REPUBLIKA.CO.ID, WELLINGTON -- Pemerintah China menuding Selandia Baru melanggar hukum internasional karena menangguhkan perjanjian ekstradisi dengan Hong Kong. Beijing turut menyoroti diterapkannya kontrol ketat atas barang-barang militer yang diekspor ke wilayah tersebut.
"Ini adalah campur tangan yang sangat besar dalam urusan dalam negeri China. Pihak China telah mengajukan keprihatinan besar dan oposisi yang kuat," kata Kedutaan Besar (Kedubes) Cina di Selandia Baru dalam sebuah pernyataan pada Selasa (28/7), dilaporkan German Press Agency.
China menegaskan upaya yang bertujuan menekannya terkait masalah Hong Kong tidak akan berhasil. "China mendesak pihak Selandia Baru untuk mematuhi hukum internasional dan norma-norma dasar yang mengatur hubungan internasional, segera berhenti mencampuri urusan Hong Kong dan urusan dalam negeri China dalam bentuk apa pun untuk menghindari kerusakan lebih lanjut terhadap hubungan China-Selandia Baru," kata Kedubes China.
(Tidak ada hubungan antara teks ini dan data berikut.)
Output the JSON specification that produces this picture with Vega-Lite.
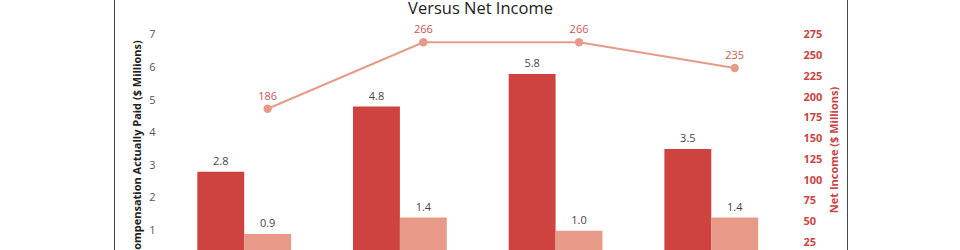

Menteri Luar Negeri Selandia Baru Winston Peters mengatakan telah menangguhkan perjanjian ekstradisi dengan Hong Kong. Hal itu dilakukan karena telah disahkannya Undang-Undang (UU) Keamanan Nasional Hong Kong oleh China.
"Pengesahan China atas undang-undang keamanan nasionalnya yang baru telah mengikis prinsip-prinsip hukum, merongrong kerangka 'satu negara, dua sistem' yang menopang status unik Hong Kong, dan bertentangan dengan komitmen yang dibuat China kepada masyarakat internasional," ujar Peters.
Dia menyebut Selandia Baru tidak dapat lagi percaya bahwa sistem peradilan pidana Hong Kong cukup independen dari China. Peters mengungkapkan bahwa saat ini ekspor barang-barang sensitif dari Selandia Baru ke Hong Kong akan ditempatkan di bawah pengawasan berbeda.
"Mulai sekarang, kami akan memperlakukan ekspor barang-barang militer dan berfungsi ganda serta teknologi ke Hong Kong dengan cara yang sama seperti kami memperlakukan ekspor barang-barang ke China," kata Peters.
Menurut dia, saat ini Selandia Baru tengah meninjau semua hubungannya dengan Hong Kong. "Selandia Baru tetap sangat prihatin dengan pengenaan undang-undang ini, dan kami akan terus memantau situasi di Hong Kong saat hukum diterapkan," ucapnya.